Start Data supplied

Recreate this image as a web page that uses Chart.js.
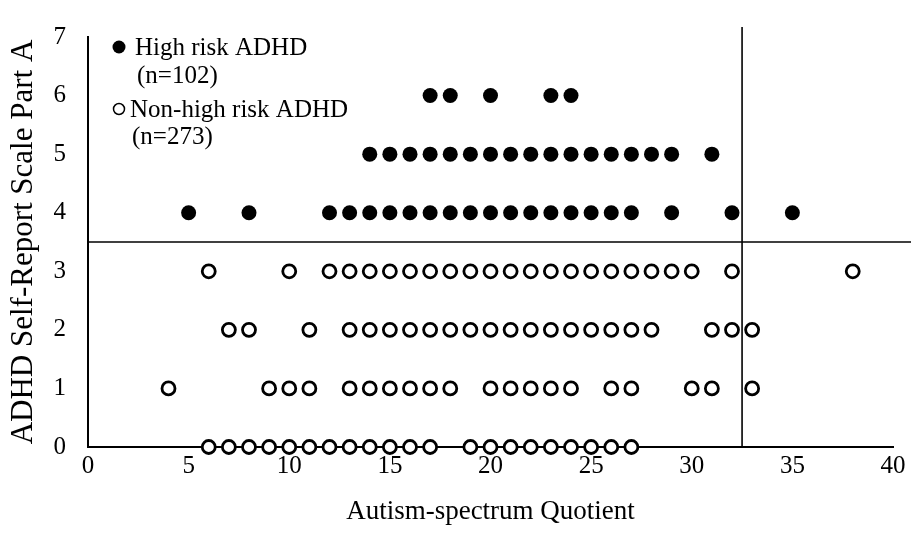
<!DOCTYPE html>
<html>
<head>
<meta charset="utf-8">
<script src="https://cdn.jsdelivr.net/npm/chart.js@4/dist/chart.umd.min.js"></script>
<style>
  html, body { margin: 0; padding: 0; background: #ffffff; }
  #wrap { width: 911px; height: 545px; }
</style>
</head>
<body>
<div id="wrap"><canvas id="c" width="911" height="545"></canvas></div>
<script>
// ---- Data (AQ score on x, ASRS Part A score on y) ----
const highRiskScore6 = [17, 18, 20, 23, 24];
const highRiskScore5 = [14, 15, 16, 17, 18, 19, 20, 21, 22, 23, 24, 25, 26, 27, 28, 29, 31];
const highRiskScore4 = [5, 8, 12, 13, 14, 15, 16, 17, 18, 19, 20, 21, 22, 23, 24, 25, 26, 27, 29, 32, 35];
const nonHighScore3 = [6, 10, 12, 13, 14, 15, 16, 17, 18, 19, 20, 21, 22, 23, 24, 25, 26, 27, 28, 29, 30, 32, 38];
const nonHighScore2 = [7, 8, 11, 13, 14, 15, 16, 17, 18, 19, 20, 21, 22, 23, 24, 25, 26, 27, 28, 31, 32, 33];
const nonHighScore1 = [4, 9, 10, 11, 13, 14, 15, 16, 17, 18, 20, 21, 22, 23, 24, 26, 27, 30, 31, 33];
const nonHighScore0 = [6, 7, 8, 9, 10, 11, 12, 13, 14, 15, 16, 17, 19, 20, 21, 22, 23, 24, 25, 26, 27];

const xTicks = [0, 5, 10, 15, 20, 25, 30, 35, 40];
const yTicks = [0, 1, 2, 3, 4, 5, 6, 7];
const asrsCutoff = 3.5;
const aqCutoff = 32.5;

const legendNames = ['High risk ADHD', 'Non-high risk ADHD'];
const legendCounts = ['(n=102)', '(n=273)'];
const xTitle = 'Autism-spectrum Quotient';
const yTitle = 'ADHD Self-Report Scale Part A';

function rowPoints(xs, score) { return xs.map(x => ({ x: x, y: score })); }

const highRiskPoints = [].concat(
  rowPoints(highRiskScore6, 6),
  rowPoints(highRiskScore5, 5),
  rowPoints(highRiskScore4, 4)
);
const nonHighPoints = [].concat(
  rowPoints(nonHighScore3, 3),
  rowPoints(nonHighScore2, 2),
  rowPoints(nonHighScore1, 1),
  rowPoints(nonHighScore0, 0)
);

const SERIF = '"Liberation Serif", "Times New Roman", serif';

const cutoffLines = {
  id: 'cutoffLines',
  beforeDatasetsDraw(chart) {
    const { ctx, chartArea, scales } = chart;
    const yPix = scales.y.getPixelForValue(asrsCutoff);
    const xPix = scales.x.getPixelForValue(aqCutoff);
    ctx.save();
    ctx.strokeStyle = '#000';
    ctx.lineWidth = 1.6;
    ctx.beginPath();
    ctx.moveTo(chartArea.left, yPix);
    ctx.lineTo(chart.width, yPix);
    ctx.stroke();
    ctx.beginPath();
    ctx.moveTo(xPix, chartArea.top - 10);
    ctx.lineTo(xPix, chartArea.bottom);
    ctx.stroke();
    ctx.restore();
  }
};

const textLegend = {
  id: 'textLegend',
  afterDraw(chart) {
    const { ctx } = chart;
    ctx.save();
    ctx.fillStyle = '#000';
    ctx.strokeStyle = '#000';
    ctx.font = '25px ' + SERIF;
    ctx.textBaseline = 'alphabetic';
    ctx.textAlign = 'left';
    // filled marker
    ctx.beginPath();
    ctx.arc(119, 47, 6.5, 0, Math.PI * 2);
    ctx.fill();
    ctx.fillText(legendNames[0], 135, 55);
    ctx.fillText(legendCounts[0], 137, 83);
    // open marker
    ctx.lineWidth = 1.5;
    ctx.beginPath();
    ctx.arc(119, 109, 5.5, 0, Math.PI * 2);
    ctx.stroke();
    ctx.fillText(legendNames[1], 130, 117);
    ctx.fillText(legendCounts[1], 132, 144);
    ctx.restore();
  }
};

new Chart(document.getElementById('c'), {
  type: 'scatter',
  data: {
    datasets: [
      {
        label: legendNames[0],
        data: highRiskPoints,
        pointRadius: 7.5,
        pointHoverRadius: 7.5,
        backgroundColor: '#000',
        borderColor: '#000',
        borderWidth: 0,
        clip: false
      },
      {
        label: legendNames[1],
        data: nonHighPoints,
        pointRadius: 6.5,
        pointHoverRadius: 6.5,
        backgroundColor: '#fff',
        borderColor: '#000',
        borderWidth: 2.8,
        clip: false
      }
    ]
  },
  options: {
    responsive: false,
    devicePixelRatio: 1,
    animation: false,
    layout: { padding: { top: 20, right: 18, left: 0, bottom: 0 } },
    plugins: { legend: { display: false }, tooltip: { enabled: false } },
    scales: {
      x: {
        type: 'linear',
        min: xTicks[0],
        max: xTicks[xTicks.length - 1],
        afterBuildTicks(scale) { scale.ticks = xTicks.map(v => ({ value: v })); },
        afterFit(scale) { scale.height = 98; },
        grid: { display: false, drawTicks: false },
        border: { display: true, color: '#000', width: 2 },
        ticks: { color: '#000', font: { family: SERIF, size: 25 }, padding: 4, maxRotation: 0 },
        title: { display: true, text: xTitle, color: '#000', font: { family: SERIF, size: 27 }, padding: { top: 0, bottom: 17 } }
      },
      y: {
        type: 'linear',
        min: yTicks[0],
        max: yTicks[yTicks.length - 1],
        afterBuildTicks(scale) { scale.ticks = yTicks.map(v => ({ value: v })); },
        afterFit(scale) { scale.width = 88; },
        grid: { display: false, drawTicks: false },
        border: { display: true, color: '#000', width: 2 },
        ticks: { color: '#000', font: { family: SERIF, size: 25 }, padding: 22 },
        title: { display: true, text: yTitle, color: '#000', font: { family: SERIF, size: 31 }, padding: { top: 5, bottom: 0 } }
      }
    }
  },
  plugins: [cutoffLines, textLegend]
});
</script>
</body>
</html>
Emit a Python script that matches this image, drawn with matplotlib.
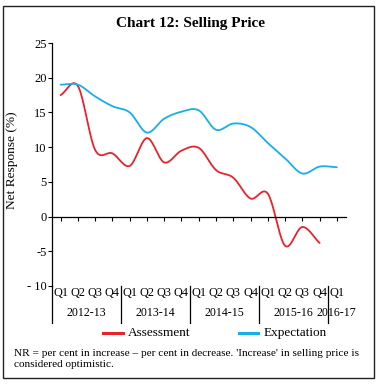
import numpy as np
import matplotlib
matplotlib.use("Agg")
import matplotlib.pyplot as plt
from matplotlib.transforms import blended_transform_factory
from matplotlib.lines import Line2D
from matplotlib.patches import Rectangle

quarters = ["Q1", "Q2", "Q3", "Q4"] * 4 + ["Q1"]
years = ["2012-13", "2013-14", "2014-15", "2015-16", "2016-17"]
year_sizes = [4, 4, 4, 4, 1]
assessment = [17.5, 18.8, 9.6, 9.1, 7.3, 11.3, 7.8, 9.5, 9.9, 6.7, 5.6, 2.6, 3.3, -4.2, -1.5, -3.8]
expectation = [19.0, 19.0, 17.3, 15.9, 15.0, 12.1, 14.1, 15.1, 15.3, 12.5, 13.4, 12.9, 10.6, 8.4, 6.2, 7.2, 7.1]
yticks = [25, 20, 15, 10, 5, 0, -5, -10]
ytick_labels = ["25", "20", "15", "10", "5", "0", "-5", "- 10"]

RED = "#E8232B"
BLUE = "#18AEE8"
FONT = "Liberation Serif"
plt.rcParams["font.family"] = [FONT, "DejaVu Serif"]

W, H = 380, 384


def smooth(y, n=20):
    y = np.asarray(y, float)
    x = np.arange(len(y), dtype=float)
    p = np.concatenate([[2 * y[0] - y[1]], y, [2 * y[-1] - y[-2]]])
    xs, ys = [], []
    for i in range(len(y) - 1):
        p0, p1, p2, p3 = p[i], p[i + 1], p[i + 2], p[i + 3]
        t = np.linspace(0, 1, n, endpoint=False)
        v = 0.5 * ((2 * p1) + (-p0 + p2) * t + (2 * p0 - 5 * p1 + 4 * p2 - p3) * t ** 2
                   + (-p0 + 3 * p1 - 3 * p2 + p3) * t ** 3)
        xs.append(x[i] + t)
        ys.append(v)
    xs.append([x[-1]])
    ys.append([y[-1]])
    return np.concatenate(xs), np.concatenate(ys)


fig = plt.figure(figsize=(W / 100, H / 100), dpi=100)
fig.patch.set_facecolor("white")

left_px, right_px, top_px, bot_px = 52, 345.5, 43, 286
ax = fig.add_axes([left_px / W, 1 - bot_px / H, (right_px - left_px) / W, (bot_px - top_px) / H])
ax.set_xlim(-0.5, len(quarters) - 0.5)
ax.set_ylim(-10, 25)

xa, ya = smooth(assessment)
xe, ye = smooth(expectation)
ax.plot(xa, ya, color=RED, lw=1.3, solid_capstyle="round")
ax.plot(xe, ye, color=BLUE, lw=1.3, solid_capstyle="round")

for s in ["top", "right"]:
    ax.spines[s].set_visible(False)
ax.spines["bottom"].set_position(("data", 0))
ax.spines["left"].set_linewidth(0.9)
ax.spines["bottom"].set_linewidth(0.9)
ax.set_xticks(range(len(quarters)))
ax.tick_params(axis="x", length=3, width=0.8, labelbottom=False, direction="out")
ax.set_yticks(yticks)
ax.set_yticklabels(ytick_labels, fontsize=9)
ax.tick_params(axis="y", length=3, width=0.8, pad=1)
ax.set_ylabel("Net Response (%)", fontsize=9.6, labelpad=3)
ax.yaxis.set_label_coords(-(52 - 18) / (right_px - left_px), (286 - 160) / (bot_px - top_px))

tr = blended_transform_factory(ax.transData, fig.transFigure)
for i, q in enumerate(quarters):
    ax.text(i, 1 - 293 / H, q, transform=tr, ha="center", va="center", fontsize=8.8, clip_on=False)
start = 0
seps = [-0.5]
for yr, n in zip(years, year_sizes):
    c = start + (n - 1) / 2
    ax.text(c, 1 - 313 / H, yr, transform=tr, ha="center", va="center", fontsize=8.6, clip_on=False)
    start += n
    seps.append(start - 0.5)
for s in seps[:-1]:
    ax.add_line(Line2D([s, s], [1 - 286 / H, 1 - 323 / H], transform=tr, color="black", lw=0.9, clip_on=False))

fig.text(0.5, 1 - 23 / H, "Chart 12: Selling Price", ha="center", va="center", fontsize=11, fontweight="bold")

ly = 1 - 333 / H
fig.add_artist(Line2D([103 / W, 123 / W], [ly, ly], color=RED, lw=2.2))
fig.text(128 / W, ly, "Assessment", ha="left", va="center", fontsize=9.5)
fig.add_artist(Line2D([239 / W, 258 / W], [ly, ly], color=BLUE, lw=2.2))
fig.text(264 / W, ly, "Expectation", ha="left", va="center", fontsize=9.5)

fig.text(14 / W, 1 - 353 / H,
         "NR = per cent in increase \u2013 per cent in decrease. 'Increase' in selling price is",
         ha="left", va="center", fontsize=8.1)
fig.text(14 / W, 1 - 364.5 / H, "considered optimistic.", ha="left", va="center", fontsize=8.1)

fig.add_artist(Rectangle((3.5 / W, 1 - 378 / H), 370 / W, 372 / H, transform=fig.transFigure,
                         fill=False, edgecolor="#222222", lw=1.0))

fig.savefig("out.png", dpi=100)
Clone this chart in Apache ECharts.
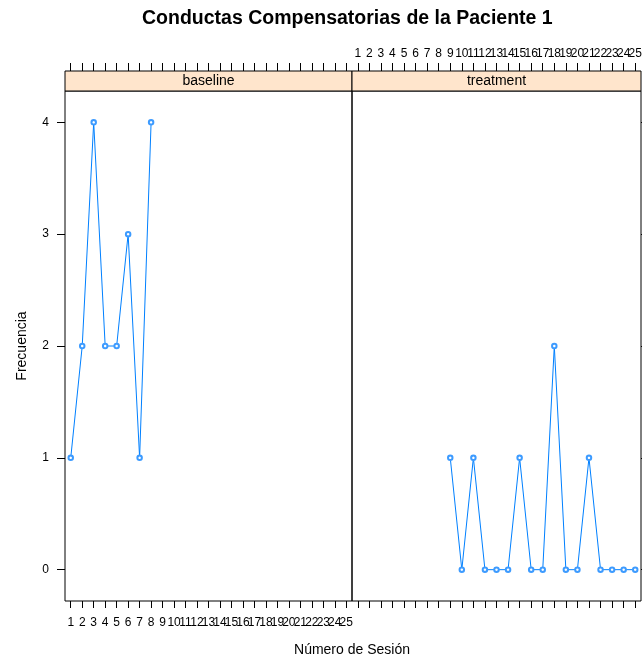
<!DOCTYPE html>
<html>
<head>
<meta charset="utf-8">
<script src="https://cdn.jsdelivr.net/npm/echarts@6/dist/echarts.min.js"></script>
<style>
  html, body { margin: 0; padding: 0; background: #fff; }
  #chart { width: 642px; height: 662px; }
</style>
</head>
<body>
<div id="chart"></div>
<script>
// Session labels shared by both panels
const sessionLabels = ['1','2','3','4','5','6','7','8','9','10','11','12','13',
  '14','15','16','17','18','19','20','21','22','23','24','25'];

// Baseline phase
const baselineSessions = ['1','2','3','4','5','6','7','8'];
const baselineFreq = [1, 2, 4, 2, 2, 3, 1, 4];

// Treatment phase
const treatmentSessions = ['9','10','11','12','13','14','15','16','17','18','19',
  '20','21','22','23','24','25'];
const treatmentFreq = [1, 0, 1, 0, 0, 0, 1, 0, 0, 2, 0, 0, 1, 0, 0, 0, 0];

const yTicks = [0, 1, 2, 3, 4];
const panelNames = ['baseline', 'treatment'];

const FONT = '"Liberation Sans", Arial, sans-serif';
const LINE = '#0080ff';

const P = { top: 91, bottom: 601, stripH: 20 };
const panels = [
  { left: 65, right: 352 },
  { left: 352, right: 641 }
];

const chart = echarts.init(document.getElementById('chart'), null, { renderer: 'canvas' });

function pairs(xs, ys) { return xs.map((x, i) => [x, ys[i]]); }

const grids = panels.map(p => ({
  left: p.left, top: P.top, width: p.right - p.left, height: P.bottom - P.top,
  outerBoundsMode: 'none', containLabel: false,
  show: true, borderColor: '#000', borderWidth: 1, backgroundColor: 'transparent'
}));

const tickStyle = { lineStyle: { color: '#000', width: 1 } };
const labelStyle = { color: '#000', fontSize: 12, fontFamily: FONT, interval: 0, hideOverlap: false };

const xAxes = [];
panels.forEach((p, i) => {
  // bottom axis: labels only under the first panel
  xAxes.push({
    type: 'category', gridIndex: i, position: 'bottom', data: sessionLabels,
    boundaryGap: true,
    axisLine: { show: false, onZero: false },
    axisTick: { show: true, alignWithLabel: true, interval: 0, length: 7, ...tickStyle },
    axisLabel: { show: i === 0, margin: 16, ...labelStyle },
    splitLine: { show: false }
  });
  // top axis sits above the strip; labels only over the second panel
  xAxes.push({
    type: 'category', gridIndex: i, position: 'top', offset: P.stripH, data: sessionLabels,
    boundaryGap: true,
    axisLine: { show: false, onZero: false },
    axisTick: { show: true, alignWithLabel: true, interval: 0, length: 8, ...tickStyle },
    axisLabel: { show: i === 1, margin: 11, ...labelStyle },
    splitLine: { show: false }
  });
});

const yAxes = [];
panels.forEach((p, i) => {
  yAxes.push({
    type: 'value', gridIndex: i, position: i === 0 ? 'left' : 'right',
    min: -0.28, max: 4.28,
    axisLine: { show: false, onZero: false },
    axisTick: { show: true, length: 8, customValues: yTicks, ...tickStyle },
    axisLabel: { show: i === 0, margin: 16, customValues: yTicks, color: '#000', fontSize: 12, fontFamily: FONT },
    splitLine: { show: false }
  });
});

function lineSeries(gridIdx, data) {
  return {
    type: 'line', xAxisIndex: gridIdx * 2, yAxisIndex: gridIdx, data: data,
    symbol: 'emptyCircle', symbolSize: 4.5, showSymbol: true,
    lineStyle: { color: LINE, width: 1 },
    itemStyle: { color: '#3d9bff', borderColor: '#3d9bff', borderWidth: 0.8 },
    emphasis: { disabled: true }, animation: false, z: 3
  };
}

// Strip headers above each panel
const strips = [];
panels.forEach((p, i) => {
  strips.push({
    type: 'rect',
    shape: { x: p.left, y: P.top - P.stripH, width: p.right - p.left, height: P.stripH },
    style: { fill: '#ffe5cc', stroke: '#000', lineWidth: 1 },
    z: 10
  });
  strips.push({
    type: 'text',
    x: (p.left + p.right) / 2, y: P.top - P.stripH / 2,
    style: { text: panelNames[i], font: '14px ' + FONT, fill: '#000', textAlign: 'center', textVerticalAlign: 'middle' },
    z: 11
  });
});

chart.setOption({
  animation: false,
  backgroundColor: '#fff',
  title: {
    text: 'Conductas Compensatorias de la Paciente 1',
    left: 137, top: 4,
    textStyle: { fontSize: 19.5, fontWeight: 'bold', color: '#000', fontFamily: FONT }
  },
  grid: grids,
  xAxis: xAxes,
  yAxis: yAxes,
  series: [
    lineSeries(0, pairs(baselineSessions, baselineFreq)),
    lineSeries(1, pairs(treatmentSessions, treatmentFreq))
  ],
  graphic: strips.concat([
    {
      type: 'text', x: 352, y: 650,
      style: { text: 'Número de Sesión', font: '14px ' + FONT, fill: '#000', textAlign: 'center', textVerticalAlign: 'middle' }
    },
    {
      type: 'text', x: 22, y: 346, rotation: Math.PI / 2,
      style: { text: 'Frecuencia', font: '14px ' + FONT, fill: '#000', textAlign: 'center', textVerticalAlign: 'middle' }
    }
  ])
});
</script>
</body>
</html>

End Data supplied

Above are some records; quote exactly and only the lines that begin at the line containing "Emit a Python" and stop after the line containing "W, H = 380, 384", leaving out the pictures.

* Response to the exercise
Emit a Python script that matches this image, drawn with matplotlib.
import numpy as np
import matplotlib
matplotlib.use("Agg")
import matplotlib.pyplot as plt
from matplotlib.transforms import blended_transform_factory
from matplotlib.lines import Line2D
from matplotlib.patches import Rectangle

quarters = ["Q1", "Q2", "Q3", "Q4"] * 4 + ["Q1"]
years = ["2012-13", "2013-14", "2014-15", "2015-16", "2016-17"]
year_sizes = [4, 4, 4, 4, 1]
assessment = [17.5, 18.8, 9.6, 9.1, 7.3, 11.3, 7.8, 9.5, 9.9, 6.7, 5.6, 2.6, 3.3, -4.2, -1.5, -3.8]
expectation = [19.0, 19.0, 17.3, 15.9, 15.0, 12.1, 14.1, 15.1, 15.3, 12.5, 13.4, 12.9, 10.6, 8.4, 6.2, 7.2, 7.1]
yticks = [25, 20, 15, 10, 5, 0, -5, -10]
ytick_labels = ["25", "20", "15", "10", "5", "0", "-5", "- 10"]

RED = "#E8232B"
BLUE = "#18AEE8"
FONT = "Liberation Serif"
plt.rcParams["font.family"] = [FONT, "DejaVu Serif"]

W, H = 380, 384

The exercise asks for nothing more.